Whether manual or automated, companies have learned that the piecemeal process improvement doesn’t produce breakout results. To drive real business transformation, companies need to link their strategy and some business process management to drive change at every level within the business.

There are different accelerator tools to help business deploy a new business strategy and improve business results. Strategy deployment and BPM dovetail for a few reasons. Which is why it’s worth considering how they relate to one another.

Hoshin Kanri or, Lean – or, both? Well, let’s start by looking at what Lean is and then Hoshin Kanri as this will help us answer that very question.

The core differences between popular best-practice methodologies often just boil down to terminology… but, the hoshin process (when deploying strategy combined) used in combination with a structured lean improvement program (to build operational excellence and innovation system) companies position themselves to be in the 30% of high performing companies who achieve radical change.

What is Lean?

Without trying to cover what Lean is in this post, let’s summarise Lean as a method to create process efficiencies by eliminating non-value adding activities (Muda).

In order to eliminate waste, you look out for TIM WOOD or, the 7 types of waste:

  • Transportation
  • Inventory
  • Motion
  • Waiting
  • Over Processing (too difficult)
  • Overproduction (too much or too soon)
  • Defects

This waste is identified across the core business processes for both information and service flow, by a team of trained employees and their leaders in what each type of waste entails.  In that sense, Lean is definitely “Bottom-Up” and it does not need strategic intent to be achieved. After all, deciding to put the printer in the office rather than the canteen just makes sense whatever the strategy or mission of your business is.

What is Hoshin Kanri?

Hoshin Kanri is a method for ensuring that the strategic goals of a company drive progress and action at every level within that company. This eliminates the waste that comes from inconsistent direction and poor communication.

Hoshin process strives to get every employee pulling in the same direction at the same time. It achieves this by aligning the goals of the company (strategy) with the plans of middle management (tactics) and the work performed by all employees (operations). In that sense, Hoshin is definitely “Top-down” and it does need strategic intent to be achieved.

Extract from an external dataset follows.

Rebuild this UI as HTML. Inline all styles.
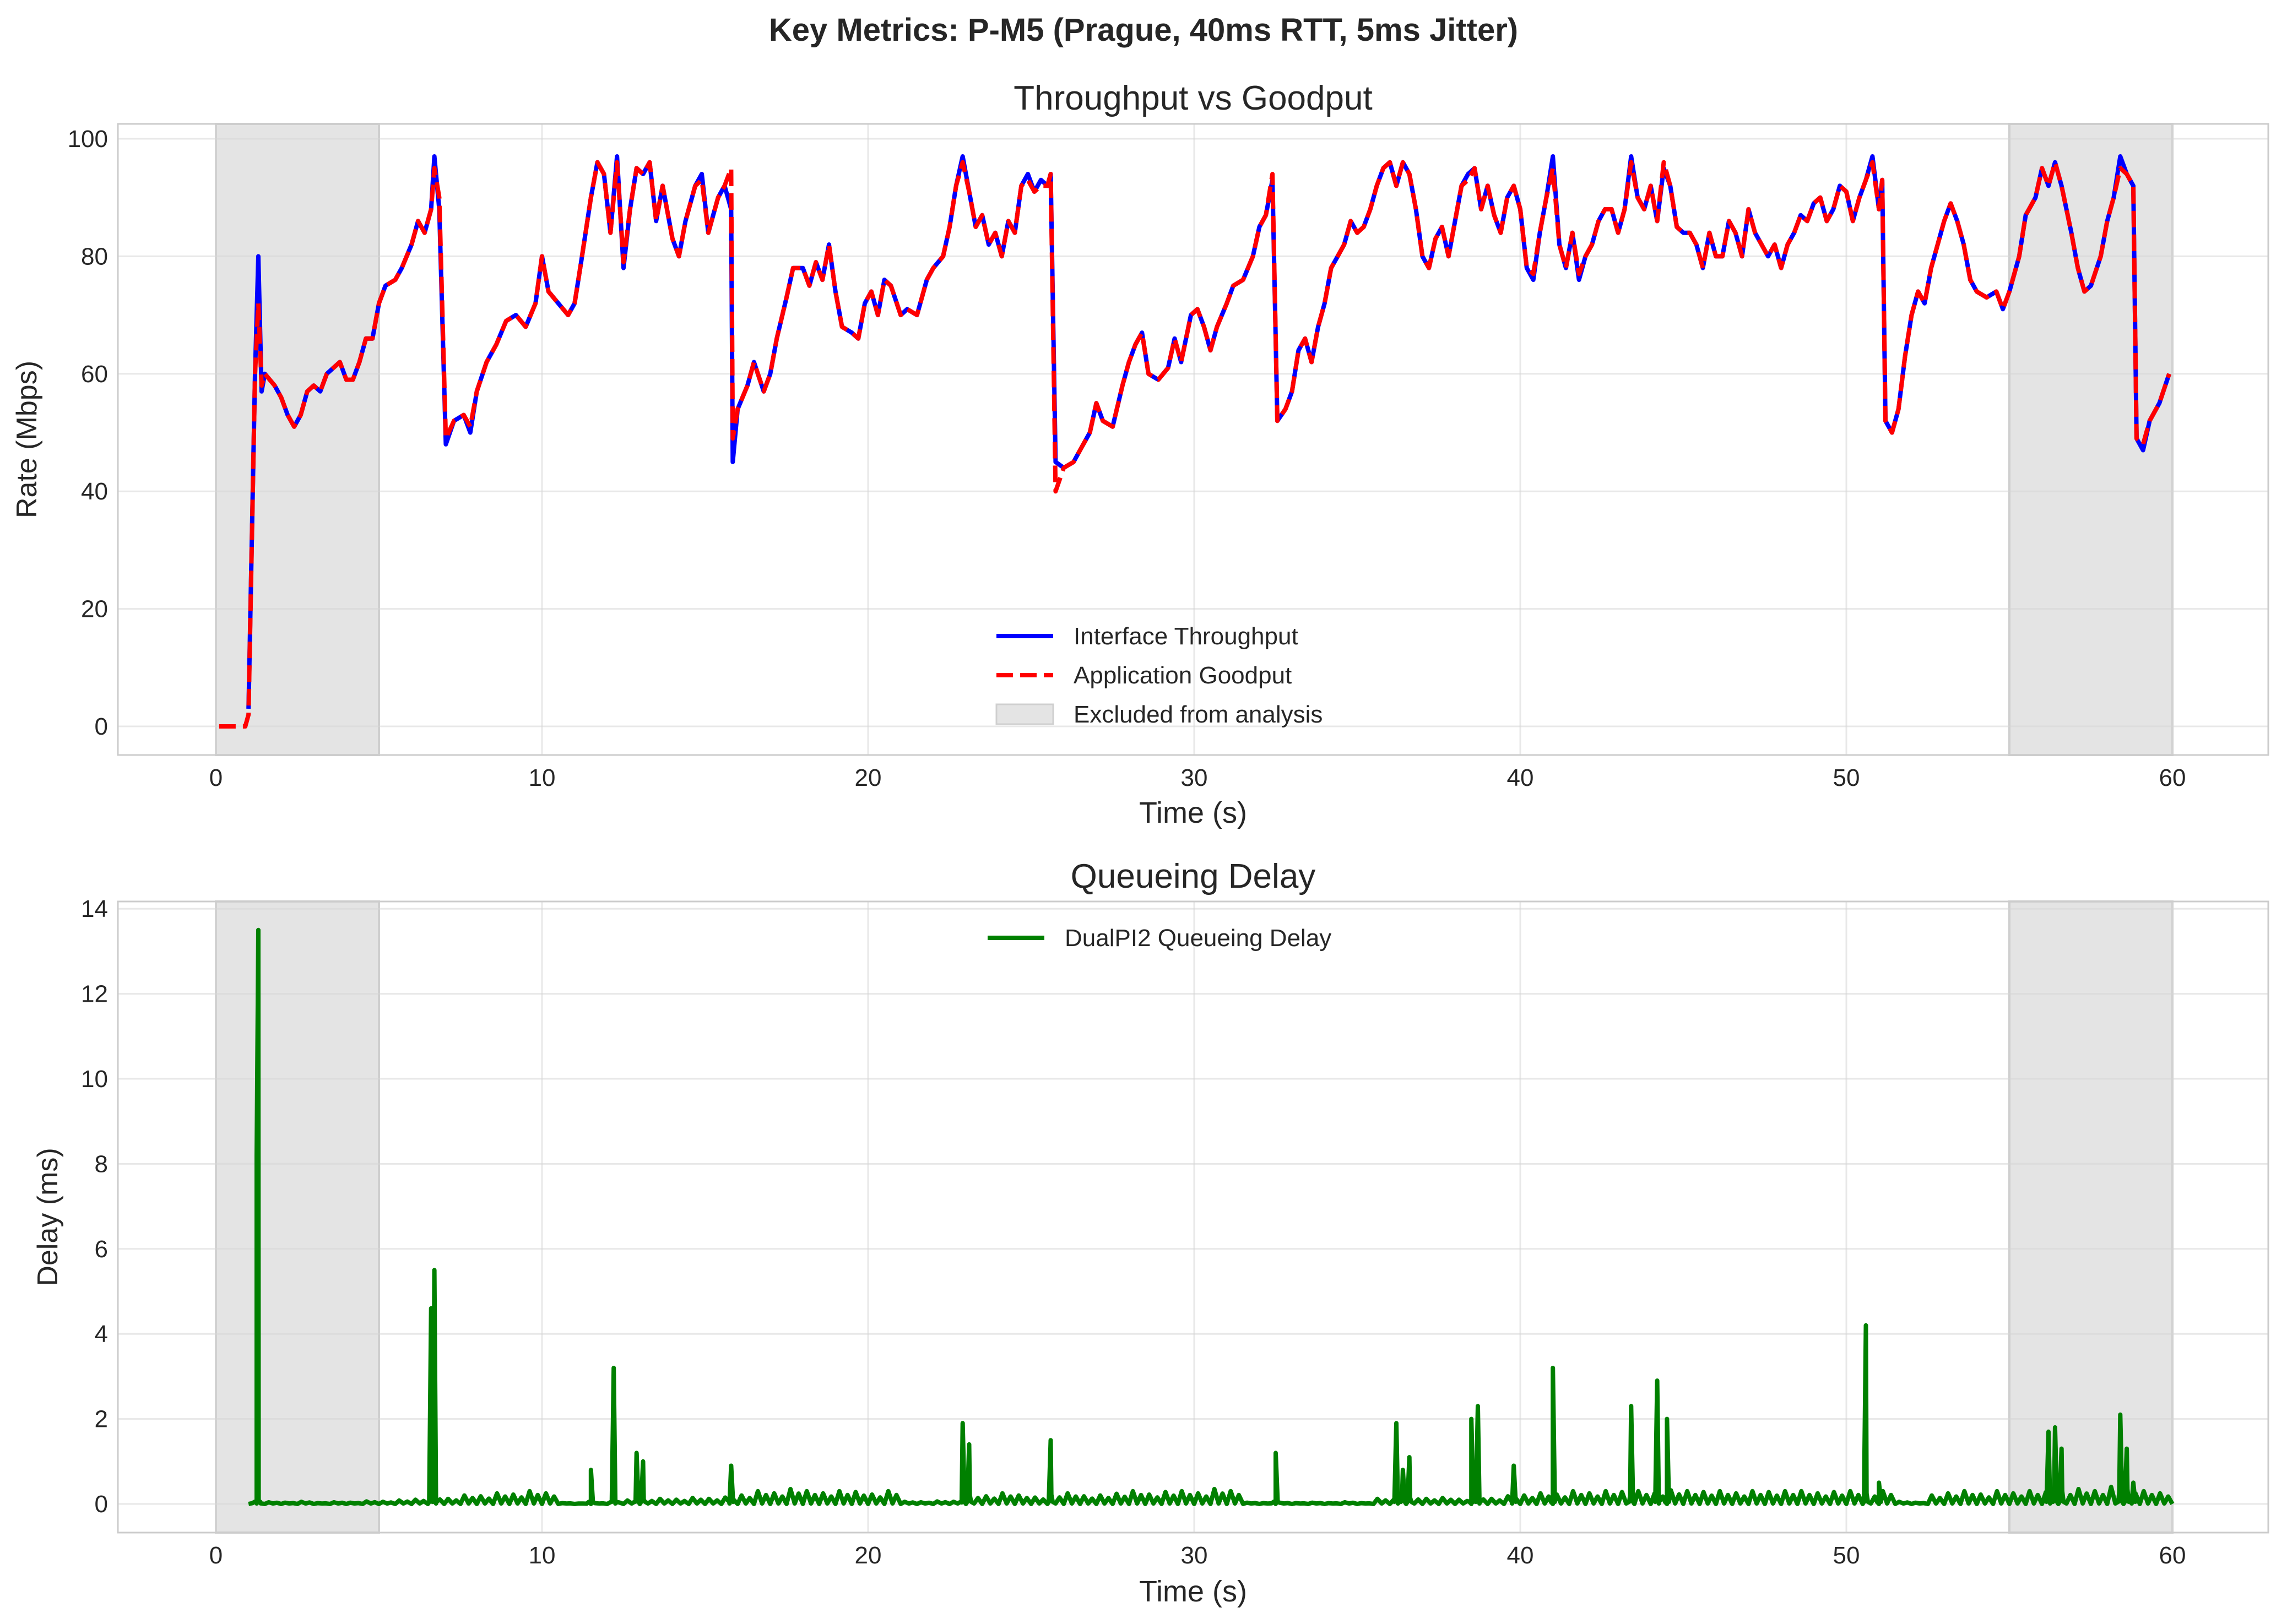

It must start with a vision and is then broken down into 3-5 years of Breakthrough Objectives by the C-suite.

A ‘catch-ball’ process follows where the top management and middle management agrees on how those breakthrough objectives will be achieved, thus creating annual goals. Goals are nothing without concrete actions, however, and so the next step is then to identify improvement priorities.

Wrap Up

If you combine a strong lean program, with your strategy deployment process, the two will meet in the middle to yield a positive outcome to your change effort.

Hoshin Kanri and Lean will at some point meet, right in the middle between the Top-Down Hoshin Kanri and the Bottom-Up Lean. As lean’s purpose is the reduction of waste, the business can use lean to identify improvements which can only empower the business further to achieve their strategic goals.